17 декабря 1918 года в Латвии была провозглашена власть Советов. Однако уже в начале 1920 года, находясь в составе латышских стрелков на Юго-Западном фронте, Артур с горечью узнал, что под натиском белогвардейских сил и буржуазных наемников, поддержанных оружием и деньгами Антанты, власть в Латвии вновь захватила национальная буржуазия. Для бывшего партизана и сына полка путь домой был отрезан почти на четверть века. Латышские стрелки боевыми порядками уходили на другие фронты, твердо уверенные, что, сражаясь за Советскую республику, они борются и за освобождение своей родины. Они понимали, что, для того чтобы вернуть Латвию в лоно братской России, требуется долгий кружной путь через фронты Украины, России, Сибири. Невозмутимые, рослые, суровые, твердо держа винтовки, они верили Ленину.
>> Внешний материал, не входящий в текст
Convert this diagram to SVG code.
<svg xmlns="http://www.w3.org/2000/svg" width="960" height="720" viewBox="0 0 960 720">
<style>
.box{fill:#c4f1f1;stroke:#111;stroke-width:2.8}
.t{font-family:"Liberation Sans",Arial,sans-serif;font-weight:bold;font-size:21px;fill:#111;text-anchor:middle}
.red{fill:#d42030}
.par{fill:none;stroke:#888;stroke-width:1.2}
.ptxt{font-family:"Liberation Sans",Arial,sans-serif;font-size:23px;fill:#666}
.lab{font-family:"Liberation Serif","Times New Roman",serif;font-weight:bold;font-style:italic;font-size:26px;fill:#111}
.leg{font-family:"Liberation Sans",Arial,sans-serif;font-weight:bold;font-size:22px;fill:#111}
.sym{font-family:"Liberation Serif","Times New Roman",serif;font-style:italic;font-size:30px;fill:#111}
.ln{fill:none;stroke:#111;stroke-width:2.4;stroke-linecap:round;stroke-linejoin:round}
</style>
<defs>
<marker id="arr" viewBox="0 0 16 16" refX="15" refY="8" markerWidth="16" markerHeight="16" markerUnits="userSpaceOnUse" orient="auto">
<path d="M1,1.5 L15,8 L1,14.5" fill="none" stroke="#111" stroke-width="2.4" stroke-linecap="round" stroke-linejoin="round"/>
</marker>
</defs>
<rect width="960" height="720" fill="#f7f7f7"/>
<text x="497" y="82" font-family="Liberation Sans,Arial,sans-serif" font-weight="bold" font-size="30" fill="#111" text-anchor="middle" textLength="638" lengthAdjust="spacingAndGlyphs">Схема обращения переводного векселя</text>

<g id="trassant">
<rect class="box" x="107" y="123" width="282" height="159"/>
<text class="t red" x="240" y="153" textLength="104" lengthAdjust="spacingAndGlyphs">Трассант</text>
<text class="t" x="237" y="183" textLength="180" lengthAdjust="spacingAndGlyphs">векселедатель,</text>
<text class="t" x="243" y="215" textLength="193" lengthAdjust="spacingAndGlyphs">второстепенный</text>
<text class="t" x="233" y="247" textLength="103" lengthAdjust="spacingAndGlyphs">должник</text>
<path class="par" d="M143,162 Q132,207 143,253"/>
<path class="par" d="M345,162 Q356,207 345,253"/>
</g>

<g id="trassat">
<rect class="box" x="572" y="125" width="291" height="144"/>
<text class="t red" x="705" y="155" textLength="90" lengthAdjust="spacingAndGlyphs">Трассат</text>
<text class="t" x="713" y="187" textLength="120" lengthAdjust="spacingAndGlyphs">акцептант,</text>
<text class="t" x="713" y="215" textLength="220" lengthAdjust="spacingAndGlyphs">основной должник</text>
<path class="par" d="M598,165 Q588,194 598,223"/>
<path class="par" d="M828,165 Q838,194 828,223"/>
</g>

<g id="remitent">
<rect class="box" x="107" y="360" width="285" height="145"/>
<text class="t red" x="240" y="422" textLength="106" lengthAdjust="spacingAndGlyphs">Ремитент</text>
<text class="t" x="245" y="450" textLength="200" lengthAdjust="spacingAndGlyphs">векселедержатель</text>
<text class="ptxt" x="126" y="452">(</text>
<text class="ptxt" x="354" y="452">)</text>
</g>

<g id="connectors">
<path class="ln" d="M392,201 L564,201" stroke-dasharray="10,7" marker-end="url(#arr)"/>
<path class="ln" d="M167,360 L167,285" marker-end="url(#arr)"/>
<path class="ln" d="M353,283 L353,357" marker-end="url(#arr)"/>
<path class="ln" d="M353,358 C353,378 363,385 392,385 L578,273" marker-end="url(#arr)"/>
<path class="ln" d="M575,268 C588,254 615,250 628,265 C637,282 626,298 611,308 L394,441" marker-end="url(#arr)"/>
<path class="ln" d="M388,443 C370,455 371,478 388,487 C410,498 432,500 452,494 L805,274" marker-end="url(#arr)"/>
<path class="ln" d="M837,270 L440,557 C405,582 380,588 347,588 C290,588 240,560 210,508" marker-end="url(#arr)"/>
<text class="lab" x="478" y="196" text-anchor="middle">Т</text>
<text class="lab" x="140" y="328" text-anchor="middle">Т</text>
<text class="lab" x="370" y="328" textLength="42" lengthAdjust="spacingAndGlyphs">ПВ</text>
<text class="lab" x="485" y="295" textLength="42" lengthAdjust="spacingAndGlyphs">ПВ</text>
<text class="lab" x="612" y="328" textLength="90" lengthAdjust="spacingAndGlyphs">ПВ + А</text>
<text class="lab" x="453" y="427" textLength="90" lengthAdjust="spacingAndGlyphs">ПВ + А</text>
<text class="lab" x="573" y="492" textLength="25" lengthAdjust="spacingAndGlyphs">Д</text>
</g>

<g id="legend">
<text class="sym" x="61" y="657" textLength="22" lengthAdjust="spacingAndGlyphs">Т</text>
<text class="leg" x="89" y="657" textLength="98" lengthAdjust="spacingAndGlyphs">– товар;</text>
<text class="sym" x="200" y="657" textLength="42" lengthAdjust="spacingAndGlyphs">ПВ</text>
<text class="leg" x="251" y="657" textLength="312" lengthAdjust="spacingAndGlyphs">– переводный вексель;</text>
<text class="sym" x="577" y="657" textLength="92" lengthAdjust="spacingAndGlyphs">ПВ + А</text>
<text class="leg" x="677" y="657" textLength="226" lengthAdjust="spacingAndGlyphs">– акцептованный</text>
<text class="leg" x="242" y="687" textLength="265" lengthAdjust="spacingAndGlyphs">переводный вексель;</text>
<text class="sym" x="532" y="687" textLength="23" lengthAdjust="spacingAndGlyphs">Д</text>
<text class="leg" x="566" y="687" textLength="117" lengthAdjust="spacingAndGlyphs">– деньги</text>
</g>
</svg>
Не было таких бастионов, которые красные латышские стрелки в составе Красной Армии не сумели бы одолеть, добивая белогвардейские части Юденича, Деникина, Врангеля и интервентов.

А спустя 14 лет, когда Артур Карлович будет служить на западной границе, до него дойдет печальная весть о фашистском перевороте в Риге, совершенном пособником Гитлера диктатором Карлом Ульманисом, о развернувшемся кровавом терроре против латышского народа. До боли горько было ему сознавать, что на родине бесчинствуют самые мрачные силы реакции, что друзья его юности подвергаются жестоким репрессиям, томятся в тюрьмах, что цвет народа вынужден испытывать на себе бациллы коричневой чумы оголтелых нацистов-изуверов из «эрзац-немцев» и продажных айзсаргов.
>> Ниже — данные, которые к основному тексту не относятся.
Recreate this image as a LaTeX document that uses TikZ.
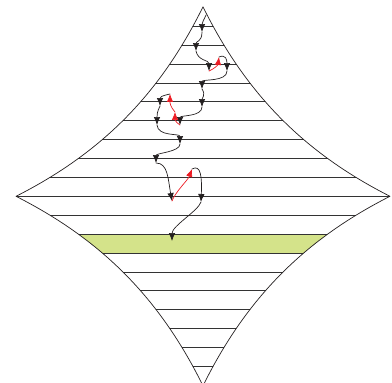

Там, на дальней погранзаставе, он дал клятву своим товарищам, что отдаст все силы для избавления родины от фашизма, Латвия снова станет свободной и навсегда воссоединится с семьей советских народов. Единственным утешением Артуру служило возвращение матери и сестры в Советский Союз, которых с помощью верных людей ему удалось переправить из буржуазной Латвии. От матери узнал о гибели отца. Командир 6-го латышского полка, он пал смертью храбрых в бою с белогвардейцами в 1921 году.
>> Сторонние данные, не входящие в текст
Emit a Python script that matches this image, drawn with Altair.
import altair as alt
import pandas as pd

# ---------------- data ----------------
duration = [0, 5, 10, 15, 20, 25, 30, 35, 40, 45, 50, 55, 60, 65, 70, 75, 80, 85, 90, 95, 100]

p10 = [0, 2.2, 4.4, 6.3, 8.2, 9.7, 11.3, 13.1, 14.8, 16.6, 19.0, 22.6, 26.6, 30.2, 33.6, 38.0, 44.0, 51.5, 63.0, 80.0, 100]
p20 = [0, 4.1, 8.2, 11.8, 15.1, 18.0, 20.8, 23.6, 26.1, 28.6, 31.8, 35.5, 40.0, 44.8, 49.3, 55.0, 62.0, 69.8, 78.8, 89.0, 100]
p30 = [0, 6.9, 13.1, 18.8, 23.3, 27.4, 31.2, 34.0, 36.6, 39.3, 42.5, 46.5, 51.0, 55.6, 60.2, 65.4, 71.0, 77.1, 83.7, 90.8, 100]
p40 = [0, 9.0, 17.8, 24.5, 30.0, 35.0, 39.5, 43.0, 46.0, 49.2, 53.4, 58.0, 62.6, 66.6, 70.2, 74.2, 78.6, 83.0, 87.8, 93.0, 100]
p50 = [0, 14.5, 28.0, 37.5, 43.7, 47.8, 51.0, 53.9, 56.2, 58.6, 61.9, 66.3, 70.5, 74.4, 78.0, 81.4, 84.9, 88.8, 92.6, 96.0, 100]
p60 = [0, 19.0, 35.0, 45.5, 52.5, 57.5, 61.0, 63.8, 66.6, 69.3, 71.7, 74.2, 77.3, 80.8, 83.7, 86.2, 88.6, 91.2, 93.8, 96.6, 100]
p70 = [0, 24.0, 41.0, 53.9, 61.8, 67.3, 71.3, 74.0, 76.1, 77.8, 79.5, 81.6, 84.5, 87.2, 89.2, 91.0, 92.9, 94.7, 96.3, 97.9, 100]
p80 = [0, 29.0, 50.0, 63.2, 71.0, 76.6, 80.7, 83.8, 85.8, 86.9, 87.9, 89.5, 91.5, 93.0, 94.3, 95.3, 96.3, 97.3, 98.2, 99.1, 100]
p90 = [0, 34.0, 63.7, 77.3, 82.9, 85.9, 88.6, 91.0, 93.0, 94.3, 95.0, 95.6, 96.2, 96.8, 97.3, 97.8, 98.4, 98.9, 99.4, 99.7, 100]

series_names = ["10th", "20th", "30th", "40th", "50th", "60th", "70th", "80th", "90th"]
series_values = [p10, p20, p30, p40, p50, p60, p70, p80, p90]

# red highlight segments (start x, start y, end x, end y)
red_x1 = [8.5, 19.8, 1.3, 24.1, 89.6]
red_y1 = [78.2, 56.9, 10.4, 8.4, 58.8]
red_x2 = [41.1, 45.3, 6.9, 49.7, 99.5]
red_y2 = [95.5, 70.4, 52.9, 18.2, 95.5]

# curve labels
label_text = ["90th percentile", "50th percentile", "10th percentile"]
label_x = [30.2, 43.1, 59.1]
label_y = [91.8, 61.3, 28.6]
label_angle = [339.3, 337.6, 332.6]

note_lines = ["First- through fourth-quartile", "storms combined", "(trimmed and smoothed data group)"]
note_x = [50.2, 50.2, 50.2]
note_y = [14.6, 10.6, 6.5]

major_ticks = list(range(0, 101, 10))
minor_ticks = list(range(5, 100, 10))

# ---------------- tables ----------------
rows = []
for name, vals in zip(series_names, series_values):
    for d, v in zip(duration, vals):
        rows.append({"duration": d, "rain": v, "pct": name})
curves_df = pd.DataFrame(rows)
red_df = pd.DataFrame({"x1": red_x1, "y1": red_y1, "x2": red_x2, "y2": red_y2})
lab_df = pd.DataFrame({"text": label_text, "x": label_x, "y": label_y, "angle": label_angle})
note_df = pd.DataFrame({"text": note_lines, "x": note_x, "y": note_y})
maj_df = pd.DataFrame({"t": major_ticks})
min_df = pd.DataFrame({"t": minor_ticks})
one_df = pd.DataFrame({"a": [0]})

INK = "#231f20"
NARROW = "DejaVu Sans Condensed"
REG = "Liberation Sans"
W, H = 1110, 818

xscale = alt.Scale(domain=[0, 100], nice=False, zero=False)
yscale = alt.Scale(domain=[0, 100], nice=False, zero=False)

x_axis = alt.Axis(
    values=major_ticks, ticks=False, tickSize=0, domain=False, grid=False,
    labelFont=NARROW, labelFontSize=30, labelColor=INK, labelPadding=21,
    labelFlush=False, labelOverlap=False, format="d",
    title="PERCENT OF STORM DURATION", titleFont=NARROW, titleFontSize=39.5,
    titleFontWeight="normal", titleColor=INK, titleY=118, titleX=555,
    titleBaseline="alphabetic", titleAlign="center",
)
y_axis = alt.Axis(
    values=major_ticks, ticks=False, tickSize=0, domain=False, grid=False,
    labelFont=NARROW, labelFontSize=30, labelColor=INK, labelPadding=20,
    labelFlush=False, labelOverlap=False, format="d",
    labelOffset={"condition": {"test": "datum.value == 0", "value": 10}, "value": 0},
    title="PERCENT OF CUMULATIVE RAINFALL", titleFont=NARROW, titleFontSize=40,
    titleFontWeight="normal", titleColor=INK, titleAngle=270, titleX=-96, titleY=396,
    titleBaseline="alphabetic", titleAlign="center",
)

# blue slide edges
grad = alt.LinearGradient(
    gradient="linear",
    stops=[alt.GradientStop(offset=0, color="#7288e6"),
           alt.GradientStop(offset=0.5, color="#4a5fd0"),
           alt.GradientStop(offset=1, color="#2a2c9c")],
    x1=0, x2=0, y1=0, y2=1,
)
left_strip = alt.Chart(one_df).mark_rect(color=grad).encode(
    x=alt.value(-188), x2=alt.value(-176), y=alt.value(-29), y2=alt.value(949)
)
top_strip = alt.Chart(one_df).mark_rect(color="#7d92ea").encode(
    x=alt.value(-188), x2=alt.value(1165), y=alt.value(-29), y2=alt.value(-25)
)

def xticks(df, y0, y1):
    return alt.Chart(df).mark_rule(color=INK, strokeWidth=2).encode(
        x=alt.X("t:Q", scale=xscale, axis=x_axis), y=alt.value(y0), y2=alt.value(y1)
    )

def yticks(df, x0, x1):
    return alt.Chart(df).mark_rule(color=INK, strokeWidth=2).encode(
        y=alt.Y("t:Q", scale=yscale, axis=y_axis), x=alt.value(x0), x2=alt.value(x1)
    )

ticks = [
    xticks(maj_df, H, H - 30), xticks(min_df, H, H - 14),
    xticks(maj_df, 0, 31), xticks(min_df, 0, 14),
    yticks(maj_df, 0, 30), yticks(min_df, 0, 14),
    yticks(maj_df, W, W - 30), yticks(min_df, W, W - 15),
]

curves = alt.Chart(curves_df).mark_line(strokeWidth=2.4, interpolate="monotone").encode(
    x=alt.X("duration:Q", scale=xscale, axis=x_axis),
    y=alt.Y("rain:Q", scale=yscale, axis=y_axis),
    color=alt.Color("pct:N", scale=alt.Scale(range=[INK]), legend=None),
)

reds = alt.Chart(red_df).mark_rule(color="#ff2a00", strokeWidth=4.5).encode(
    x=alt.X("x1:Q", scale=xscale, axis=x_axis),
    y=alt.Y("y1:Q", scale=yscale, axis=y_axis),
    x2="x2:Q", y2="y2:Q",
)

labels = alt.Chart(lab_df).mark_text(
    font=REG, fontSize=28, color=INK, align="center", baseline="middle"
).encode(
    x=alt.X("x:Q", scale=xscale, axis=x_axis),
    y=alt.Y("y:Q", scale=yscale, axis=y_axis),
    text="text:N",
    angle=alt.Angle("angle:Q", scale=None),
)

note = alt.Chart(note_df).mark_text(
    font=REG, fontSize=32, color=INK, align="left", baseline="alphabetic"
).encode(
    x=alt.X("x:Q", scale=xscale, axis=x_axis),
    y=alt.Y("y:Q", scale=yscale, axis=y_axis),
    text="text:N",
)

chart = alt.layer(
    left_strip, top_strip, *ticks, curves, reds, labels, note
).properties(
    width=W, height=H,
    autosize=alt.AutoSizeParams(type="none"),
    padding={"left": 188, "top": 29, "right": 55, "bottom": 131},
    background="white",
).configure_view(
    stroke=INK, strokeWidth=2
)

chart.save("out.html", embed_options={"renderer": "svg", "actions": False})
Артур тяжело переживал потерю отца. Помнил, как нелегко ему было командовать партизанским отрядом на территории оккупированной немцами Латвии. Уклоняясь от боев с превосходящими силами противника, отряд Карла Спрогиса умело маневрировал, проникал в тылы и короткими, внезапными ударами очищал от врага села и хутора Вольмарского уезда. Отряд поддерживали железнодорожники. Они разбирали железнодорожные пути перед бронепоездами и воинскими эшелонами противника, разрушали станционные сооружения, рвали связь, вели разведку…

Артур, находясь в отряде, продолжал скромно кашеварить и не оставлял надежды принять участие в боевых действиях. Нежданно-негаданно подвернулся случай, который превратил помощника повара в героя дня. Как-то под вечер повар снарядил Артура в ближайший лесок за дровами. Маскируясь в кустах у лесной просеки, он заметил озирающегося по сторонам незнакомца, высокого ростом, рыжеватого, с длинными усами. Такие носили обычно австрийские солдаты и младшие офицеры. Одет он был в штатские брюки, китель без погон, на голове крестьянская шляпа. За плечами висела немецкая винтовка с острым штыком.

Времени на раздумывание не было. Артур по-пластунски приблизился к незнакомцу и затаился. Пока полз, тот присел на пенек, прислонил винтовку к дереву, достал сумку, извлек из нее какую-то снедь и стал неторопливо закусывать. Стремительным рывком юный партизан бросился к сосне, схватил винтовку и нацелил ее на опешившего усача.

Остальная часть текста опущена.